%%

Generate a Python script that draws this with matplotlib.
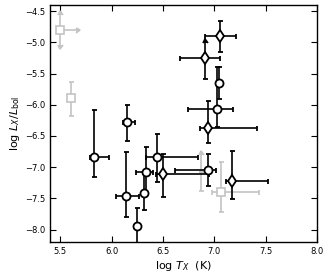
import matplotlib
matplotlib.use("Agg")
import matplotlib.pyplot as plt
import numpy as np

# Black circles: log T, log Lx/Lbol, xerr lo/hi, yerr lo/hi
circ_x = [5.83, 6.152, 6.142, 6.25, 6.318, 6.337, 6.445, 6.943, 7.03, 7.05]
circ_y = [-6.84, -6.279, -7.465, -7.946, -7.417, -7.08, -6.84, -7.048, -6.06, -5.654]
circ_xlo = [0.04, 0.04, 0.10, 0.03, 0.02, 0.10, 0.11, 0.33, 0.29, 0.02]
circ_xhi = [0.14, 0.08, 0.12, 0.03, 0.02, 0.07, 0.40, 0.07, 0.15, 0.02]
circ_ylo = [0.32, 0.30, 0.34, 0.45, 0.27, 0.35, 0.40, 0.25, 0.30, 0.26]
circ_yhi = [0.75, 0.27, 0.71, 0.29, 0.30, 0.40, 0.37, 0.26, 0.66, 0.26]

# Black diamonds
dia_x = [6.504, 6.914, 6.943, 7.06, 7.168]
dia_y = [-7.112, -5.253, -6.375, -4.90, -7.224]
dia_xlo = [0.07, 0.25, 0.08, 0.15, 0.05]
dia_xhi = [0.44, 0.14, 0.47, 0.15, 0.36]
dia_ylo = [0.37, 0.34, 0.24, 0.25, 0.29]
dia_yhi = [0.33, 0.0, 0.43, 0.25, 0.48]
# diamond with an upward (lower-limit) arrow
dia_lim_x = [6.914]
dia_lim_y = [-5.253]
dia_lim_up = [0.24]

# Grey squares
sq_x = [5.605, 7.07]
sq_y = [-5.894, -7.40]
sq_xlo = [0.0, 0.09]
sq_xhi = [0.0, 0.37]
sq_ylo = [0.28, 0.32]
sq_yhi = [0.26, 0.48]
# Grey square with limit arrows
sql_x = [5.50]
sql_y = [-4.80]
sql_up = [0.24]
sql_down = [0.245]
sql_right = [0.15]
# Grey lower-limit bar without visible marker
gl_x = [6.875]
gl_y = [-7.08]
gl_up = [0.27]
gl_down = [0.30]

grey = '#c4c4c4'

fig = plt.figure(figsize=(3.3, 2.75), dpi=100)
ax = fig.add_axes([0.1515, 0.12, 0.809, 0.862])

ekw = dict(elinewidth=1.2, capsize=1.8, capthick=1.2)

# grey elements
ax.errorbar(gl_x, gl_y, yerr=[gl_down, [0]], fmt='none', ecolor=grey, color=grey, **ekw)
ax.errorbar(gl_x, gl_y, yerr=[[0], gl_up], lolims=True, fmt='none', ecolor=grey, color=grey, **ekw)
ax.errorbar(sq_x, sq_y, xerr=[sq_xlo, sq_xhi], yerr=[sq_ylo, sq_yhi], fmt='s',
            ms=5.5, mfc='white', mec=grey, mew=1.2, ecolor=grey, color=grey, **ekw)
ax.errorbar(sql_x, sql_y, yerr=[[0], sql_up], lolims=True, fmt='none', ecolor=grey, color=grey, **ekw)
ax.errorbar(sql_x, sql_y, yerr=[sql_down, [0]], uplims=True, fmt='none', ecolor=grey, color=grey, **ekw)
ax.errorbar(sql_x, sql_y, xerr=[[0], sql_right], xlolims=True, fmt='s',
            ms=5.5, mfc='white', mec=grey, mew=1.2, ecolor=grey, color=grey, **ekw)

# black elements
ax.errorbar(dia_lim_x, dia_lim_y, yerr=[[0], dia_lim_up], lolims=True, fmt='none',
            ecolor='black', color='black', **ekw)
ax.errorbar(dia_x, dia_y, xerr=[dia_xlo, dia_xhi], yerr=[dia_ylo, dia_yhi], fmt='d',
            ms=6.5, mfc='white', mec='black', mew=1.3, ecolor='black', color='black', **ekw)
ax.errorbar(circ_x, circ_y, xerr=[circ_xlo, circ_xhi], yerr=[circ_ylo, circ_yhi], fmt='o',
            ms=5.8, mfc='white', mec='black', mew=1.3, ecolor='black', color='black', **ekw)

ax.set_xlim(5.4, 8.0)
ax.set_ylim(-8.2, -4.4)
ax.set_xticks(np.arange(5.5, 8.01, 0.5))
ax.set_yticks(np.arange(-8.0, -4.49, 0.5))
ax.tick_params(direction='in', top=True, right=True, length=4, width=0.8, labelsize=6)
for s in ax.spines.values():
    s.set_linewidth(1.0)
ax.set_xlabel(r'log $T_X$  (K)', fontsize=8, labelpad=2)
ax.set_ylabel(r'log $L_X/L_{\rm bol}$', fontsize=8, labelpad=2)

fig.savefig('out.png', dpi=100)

%%

▶ [Objective]: Set down the material exactly, every line of it, except for the pictures.

▶ [The result]:
Generate a Python script that draws this with matplotlib.
import matplotlib
matplotlib.use("Agg")
import matplotlib.pyplot as plt
import numpy as np

# Black circles: log T, log Lx/Lbol, xerr lo/hi, yerr lo/hi
circ_x = [5.83, 6.152, 6.142, 6.25, 6.318, 6.337, 6.445, 6.943, 7.03, 7.05]
circ_y = [-6.84, -6.279, -7.465, -7.946, -7.417, -7.08, -6.84, -7.048, -6.06, -5.654]
circ_xlo = [0.04, 0.04, 0.10, 0.03, 0.02, 0.10, 0.11, 0.33, 0.29, 0.02]
circ_xhi = [0.14, 0.08, 0.12, 0.03, 0.02, 0.07, 0.40, 0.07, 0.15, 0.02]
circ_ylo = [0.32, 0.30, 0.34, 0.45, 0.27, 0.35, 0.40, 0.25, 0.30, 0.26]
circ_yhi = [0.75, 0.27, 0.71, 0.29, 0.30, 0.40, 0.37, 0.26, 0.66, 0.26]

# Black diamonds
dia_x = [6.504, 6.914, 6.943, 7.06, 7.168]
dia_y = [-7.112, -5.253, -6.375, -4.90, -7.224]
dia_xlo = [0.07, 0.25, 0.08, 0.15, 0.05]
dia_xhi = [0.44, 0.14, 0.47, 0.15, 0.36]
dia_ylo = [0.37, 0.34, 0.24, 0.25, 0.29]
dia_yhi = [0.33, 0.0, 0.43, 0.25, 0.48]
# diamond with an upward (lower-limit) arrow
dia_lim_x = [6.914]
dia_lim_y = [-5.253]
dia_lim_up = [0.24]

# Grey squares
sq_x = [5.605, 7.07]
sq_y = [-5.894, -7.40]
sq_xlo = [0.0, 0.09]
sq_xhi = [0.0, 0.37]
sq_ylo = [0.28, 0.32]
sq_yhi = [0.26, 0.48]
# Grey square with limit arrows
sql_x = [5.50]
sql_y = [-4.80]
sql_up = [0.24]
sql_down = [0.245]
sql_right = [0.15]
# Grey lower-limit bar without visible marker
gl_x = [6.875]
gl_y = [-7.08]
gl_up = [0.27]
gl_down = [0.30]

grey = '#c4c4c4'

fig = plt.figure(figsize=(3.3, 2.75), dpi=100)
ax = fig.add_axes([0.1515, 0.12, 0.809, 0.862])

ekw = dict(elinewidth=1.2, capsize=1.8, capthick=1.2)

# grey elements
ax.errorbar(gl_x, gl_y, yerr=[gl_down, [0]], fmt='none', ecolor=grey, color=grey, **ekw)
ax.errorbar(gl_x, gl_y, yerr=[[0], gl_up], lolims=True, fmt='none', ecolor=grey, color=grey, **ekw)
ax.errorbar(sq_x, sq_y, xerr=[sq_xlo, sq_xhi], yerr=[sq_ylo, sq_yhi], fmt='s',
            ms=5.5, mfc='white', mec=grey, mew=1.2, ecolor=grey, color=grey, **ekw)
ax.errorbar(sql_x, sql_y, yerr=[[0], sql_up], lolims=True, fmt='none', ecolor=grey, color=grey, **ekw)
ax.errorbar(sql_x, sql_y, yerr=[sql_down, [0]], uplims=True, fmt='none', ecolor=grey, color=grey, **ekw)
ax.errorbar(sql_x, sql_y, xerr=[[0], sql_right], xlolims=True, fmt='s',
            ms=5.5, mfc='white', mec=grey, mew=1.2, ecolor=grey, color=grey, **ekw)

# black elements
ax.errorbar(dia_lim_x, dia_lim_y, yerr=[[0], dia_lim_up], lolims=True, fmt='none',
            ecolor='black', color='black', **ekw)
ax.errorbar(dia_x, dia_y, xerr=[dia_xlo, dia_xhi], yerr=[dia_ylo, dia_yhi], fmt='d',
            ms=6.5, mfc='white', mec='black', mew=1.3, ecolor='black', color='black', **ekw)
ax.errorbar(circ_x, circ_y, xerr=[circ_xlo, circ_xhi], yerr=[circ_ylo, circ_yhi], fmt='o',
            ms=5.8, mfc='white', mec='black', mew=1.3, ecolor='black', color='black', **ekw)

ax.set_xlim(5.4, 8.0)
ax.set_ylim(-8.2, -4.4)
ax.set_xticks(np.arange(5.5, 8.01, 0.5))
ax.set_yticks(np.arange(-8.0, -4.49, 0.5))
ax.tick_params(direction='in', top=True, right=True, length=4, width=0.8, labelsize=6)
for s in ax.spines.values():
    s.set_linewidth(1.0)
ax.set_xlabel(r'log $T_X$  (K)', fontsize=8, labelpad=2)
ax.set_ylabel(r'log $L_X/L_{\rm bol}$', fontsize=8, labelpad=2)

fig.savefig('out.png', dpi=100)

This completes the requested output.